▶ **Dataset content**
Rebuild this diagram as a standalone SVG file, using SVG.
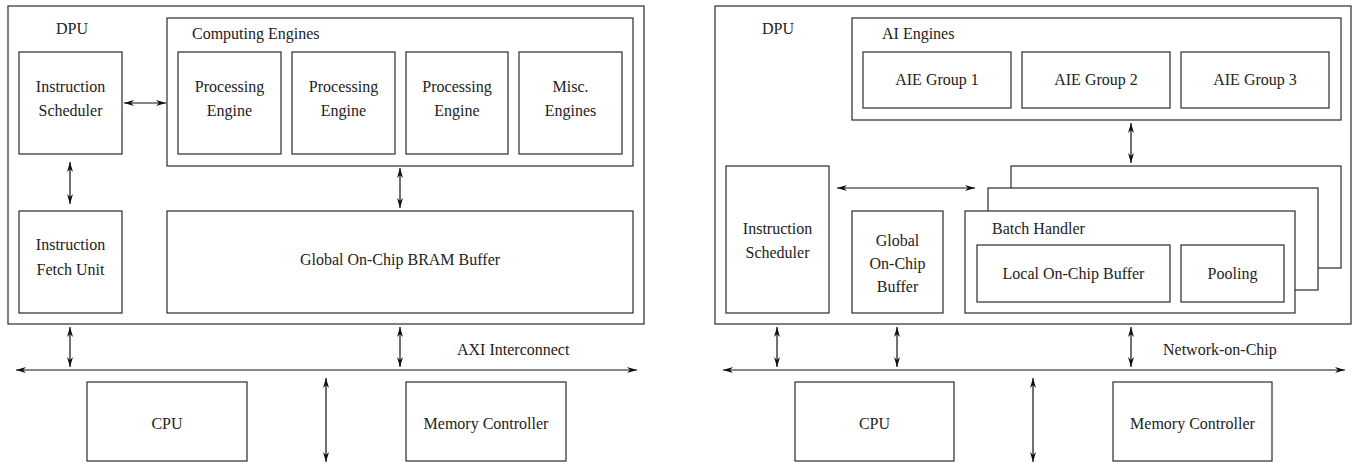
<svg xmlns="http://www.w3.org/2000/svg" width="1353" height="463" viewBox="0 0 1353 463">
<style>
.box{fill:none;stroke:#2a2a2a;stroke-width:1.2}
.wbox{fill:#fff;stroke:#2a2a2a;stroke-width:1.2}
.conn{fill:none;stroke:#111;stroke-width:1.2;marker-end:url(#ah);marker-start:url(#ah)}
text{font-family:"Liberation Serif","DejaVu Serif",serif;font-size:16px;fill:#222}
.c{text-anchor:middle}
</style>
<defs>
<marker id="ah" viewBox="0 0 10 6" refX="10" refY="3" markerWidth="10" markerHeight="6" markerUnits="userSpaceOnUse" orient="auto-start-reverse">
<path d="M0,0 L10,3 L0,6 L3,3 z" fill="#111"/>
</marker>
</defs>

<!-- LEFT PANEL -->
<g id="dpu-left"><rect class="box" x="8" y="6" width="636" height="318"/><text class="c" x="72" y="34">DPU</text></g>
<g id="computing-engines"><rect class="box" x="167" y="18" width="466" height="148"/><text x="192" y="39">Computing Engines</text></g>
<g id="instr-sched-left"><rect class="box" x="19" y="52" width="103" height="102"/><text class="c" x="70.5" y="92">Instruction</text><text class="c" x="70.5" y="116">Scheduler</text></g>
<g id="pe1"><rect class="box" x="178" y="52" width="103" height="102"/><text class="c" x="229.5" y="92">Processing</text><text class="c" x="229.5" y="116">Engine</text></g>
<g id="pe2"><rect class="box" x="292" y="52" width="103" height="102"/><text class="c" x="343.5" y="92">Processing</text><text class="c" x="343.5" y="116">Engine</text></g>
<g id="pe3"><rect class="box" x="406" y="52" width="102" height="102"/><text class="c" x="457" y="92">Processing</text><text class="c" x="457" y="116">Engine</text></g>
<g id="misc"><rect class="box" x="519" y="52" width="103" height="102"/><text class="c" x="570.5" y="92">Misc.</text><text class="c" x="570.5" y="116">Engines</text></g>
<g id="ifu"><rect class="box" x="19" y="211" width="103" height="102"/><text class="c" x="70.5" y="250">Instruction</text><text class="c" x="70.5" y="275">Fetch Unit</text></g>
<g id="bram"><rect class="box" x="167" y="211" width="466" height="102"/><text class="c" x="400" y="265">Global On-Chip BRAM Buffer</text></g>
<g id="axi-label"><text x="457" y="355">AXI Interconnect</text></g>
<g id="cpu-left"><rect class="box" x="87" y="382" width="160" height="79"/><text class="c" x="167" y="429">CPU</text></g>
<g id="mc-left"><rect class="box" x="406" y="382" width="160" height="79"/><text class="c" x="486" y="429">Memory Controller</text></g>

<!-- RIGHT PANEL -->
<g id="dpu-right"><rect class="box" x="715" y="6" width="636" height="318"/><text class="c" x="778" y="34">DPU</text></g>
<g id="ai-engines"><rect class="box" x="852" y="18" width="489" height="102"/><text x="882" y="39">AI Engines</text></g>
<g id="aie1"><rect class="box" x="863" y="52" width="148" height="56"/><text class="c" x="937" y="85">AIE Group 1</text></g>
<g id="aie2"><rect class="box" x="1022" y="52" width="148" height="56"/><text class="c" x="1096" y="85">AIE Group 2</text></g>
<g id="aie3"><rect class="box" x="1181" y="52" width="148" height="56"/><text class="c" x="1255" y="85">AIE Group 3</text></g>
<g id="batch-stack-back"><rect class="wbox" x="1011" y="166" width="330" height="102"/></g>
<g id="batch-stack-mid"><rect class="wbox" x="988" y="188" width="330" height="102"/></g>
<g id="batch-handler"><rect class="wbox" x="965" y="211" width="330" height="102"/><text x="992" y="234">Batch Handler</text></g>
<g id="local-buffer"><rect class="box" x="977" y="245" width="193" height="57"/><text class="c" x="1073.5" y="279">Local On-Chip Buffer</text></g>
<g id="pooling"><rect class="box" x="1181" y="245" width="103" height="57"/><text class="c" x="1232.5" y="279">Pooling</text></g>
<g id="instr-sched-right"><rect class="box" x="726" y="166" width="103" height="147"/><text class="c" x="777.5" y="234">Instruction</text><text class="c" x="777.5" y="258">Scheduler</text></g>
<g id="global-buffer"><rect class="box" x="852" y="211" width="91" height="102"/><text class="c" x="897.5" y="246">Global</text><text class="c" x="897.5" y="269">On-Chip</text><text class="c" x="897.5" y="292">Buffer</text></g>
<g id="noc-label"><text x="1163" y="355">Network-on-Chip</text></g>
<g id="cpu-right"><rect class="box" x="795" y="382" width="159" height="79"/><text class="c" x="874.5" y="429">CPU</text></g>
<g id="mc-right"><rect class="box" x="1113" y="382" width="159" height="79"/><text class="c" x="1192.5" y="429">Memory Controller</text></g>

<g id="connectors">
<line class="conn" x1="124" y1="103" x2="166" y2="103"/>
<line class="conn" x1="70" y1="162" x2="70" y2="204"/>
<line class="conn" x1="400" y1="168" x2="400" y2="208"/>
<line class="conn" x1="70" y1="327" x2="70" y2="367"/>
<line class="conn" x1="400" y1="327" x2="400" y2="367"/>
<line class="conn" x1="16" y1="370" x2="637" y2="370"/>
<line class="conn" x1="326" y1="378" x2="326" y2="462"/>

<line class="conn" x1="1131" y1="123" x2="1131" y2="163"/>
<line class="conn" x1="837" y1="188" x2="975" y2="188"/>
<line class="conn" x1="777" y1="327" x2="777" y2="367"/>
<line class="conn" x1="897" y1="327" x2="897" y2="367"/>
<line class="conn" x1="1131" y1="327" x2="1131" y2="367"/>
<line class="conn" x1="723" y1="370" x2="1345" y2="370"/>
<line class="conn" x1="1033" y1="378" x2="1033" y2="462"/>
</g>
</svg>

▶ **Task requirements**
Pictures are excluded; copy all other data exactly as shown.

▶ **Task answer**
Rebuild this diagram as a standalone SVG file, using SVG.
<svg xmlns="http://www.w3.org/2000/svg" width="1353" height="463" viewBox="0 0 1353 463">
<style>
.box{fill:none;stroke:#2a2a2a;stroke-width:1.2}
.wbox{fill:#fff;stroke:#2a2a2a;stroke-width:1.2}
.conn{fill:none;stroke:#111;stroke-width:1.2;marker-end:url(#ah);marker-start:url(#ah)}
text{font-family:"Liberation Serif","DejaVu Serif",serif;font-size:16px;fill:#222}
.c{text-anchor:middle}
</style>
<defs>
<marker id="ah" viewBox="0 0 10 6" refX="10" refY="3" markerWidth="10" markerHeight="6" markerUnits="userSpaceOnUse" orient="auto-start-reverse">
<path d="M0,0 L10,3 L0,6 L3,3 z" fill="#111"/>
</marker>
</defs>

<!-- LEFT PANEL -->
<g id="dpu-left"><rect class="box" x="8" y="6" width="636" height="318"/><text class="c" x="72" y="34">DPU</text></g>
<g id="computing-engines"><rect class="box" x="167" y="18" width="466" height="148"/><text x="192" y="39">Computing Engines</text></g>
<g id="instr-sched-left"><rect class="box" x="19" y="52" width="103" height="102"/><text class="c" x="70.5" y="92">Instruction</text><text class="c" x="70.5" y="116">Scheduler</text></g>
<g id="pe1"><rect class="box" x="178" y="52" width="103" height="102"/><text class="c" x="229.5" y="92">Processing</text><text class="c" x="229.5" y="116">Engine</text></g>
<g id="pe2"><rect class="box" x="292" y="52" width="103" height="102"/><text class="c" x="343.5" y="92">Processing</text><text class="c" x="343.5" y="116">Engine</text></g>
<g id="pe3"><rect class="box" x="406" y="52" width="102" height="102"/><text class="c" x="457" y="92">Processing</text><text class="c" x="457" y="116">Engine</text></g>
<g id="misc"><rect class="box" x="519" y="52" width="103" height="102"/><text class="c" x="570.5" y="92">Misc.</text><text class="c" x="570.5" y="116">Engines</text></g>
<g id="ifu"><rect class="box" x="19" y="211" width="103" height="102"/><text class="c" x="70.5" y="250">Instruction</text><text class="c" x="70.5" y="275">Fetch Unit</text></g>
<g id="bram"><rect class="box" x="167" y="211" width="466" height="102"/><text class="c" x="400" y="265">Global On-Chip BRAM Buffer</text></g>
<g id="axi-label"><text x="457" y="355">AXI Interconnect</text></g>
<g id="cpu-left"><rect class="box" x="87" y="382" width="160" height="79"/><text class="c" x="167" y="429">CPU</text></g>
<g id="mc-left"><rect class="box" x="406" y="382" width="160" height="79"/><text class="c" x="486" y="429">Memory Controller</text></g>

<!-- RIGHT PANEL -->
<g id="dpu-right"><rect class="box" x="715" y="6" width="636" height="318"/><text class="c" x="778" y="34">DPU</text></g>
<g id="ai-engines"><rect class="box" x="852" y="18" width="489" height="102"/><text x="882" y="39">AI Engines</text></g>
<g id="aie1"><rect class="box" x="863" y="52" width="148" height="56"/><text class="c" x="937" y="85">AIE Group 1</text></g>
<g id="aie2"><rect class="box" x="1022" y="52" width="148" height="56"/><text class="c" x="1096" y="85">AIE Group 2</text></g>
<g id="aie3"><rect class="box" x="1181" y="52" width="148" height="56"/><text class="c" x="1255" y="85">AIE Group 3</text></g>
<g id="batch-stack-back"><rect class="wbox" x="1011" y="166" width="330" height="102"/></g>
<g id="batch-stack-mid"><rect class="wbox" x="988" y="188" width="330" height="102"/></g>
<g id="batch-handler"><rect class="wbox" x="965" y="211" width="330" height="102"/><text x="992" y="234">Batch Handler</text></g>
<g id="local-buffer"><rect class="box" x="977" y="245" width="193" height="57"/><text class="c" x="1073.5" y="279">Local On-Chip Buffer</text></g>
<g id="pooling"><rect class="box" x="1181" y="245" width="103" height="57"/><text class="c" x="1232.5" y="279">Pooling</text></g>
<g id="instr-sched-right"><rect class="box" x="726" y="166" width="103" height="147"/><text class="c" x="777.5" y="234">Instruction</text><text class="c" x="777.5" y="258">Scheduler</text></g>
<g id="global-buffer"><rect class="box" x="852" y="211" width="91" height="102"/><text class="c" x="897.5" y="246">Global</text><text class="c" x="897.5" y="269">On-Chip</text><text class="c" x="897.5" y="292">Buffer</text></g>
<g id="noc-label"><text x="1163" y="355">Network-on-Chip</text></g>
<g id="cpu-right"><rect class="box" x="795" y="382" width="159" height="79"/><text class="c" x="874.5" y="429">CPU</text></g>
<g id="mc-right"><rect class="box" x="1113" y="382" width="159" height="79"/><text class="c" x="1192.5" y="429">Memory Controller</text></g>

<g id="connectors">
<line class="conn" x1="124" y1="103" x2="166" y2="103"/>
<line class="conn" x1="70" y1="162" x2="70" y2="204"/>
<line class="conn" x1="400" y1="168" x2="400" y2="208"/>
<line class="conn" x1="70" y1="327" x2="70" y2="367"/>
<line class="conn" x1="400" y1="327" x2="400" y2="367"/>
<line class="conn" x1="16" y1="370" x2="637" y2="370"/>
<line class="conn" x1="326" y1="378" x2="326" y2="462"/>

<line class="conn" x1="1131" y1="123" x2="1131" y2="163"/>
<line class="conn" x1="837" y1="188" x2="975" y2="188"/>
<line class="conn" x1="777" y1="327" x2="777" y2="367"/>
<line class="conn" x1="897" y1="327" x2="897" y2="367"/>
<line class="conn" x1="1131" y1="327" x2="1131" y2="367"/>
<line class="conn" x1="723" y1="370" x2="1345" y2="370"/>
<line class="conn" x1="1033" y1="378" x2="1033" y2="462"/>
</g>
</svg>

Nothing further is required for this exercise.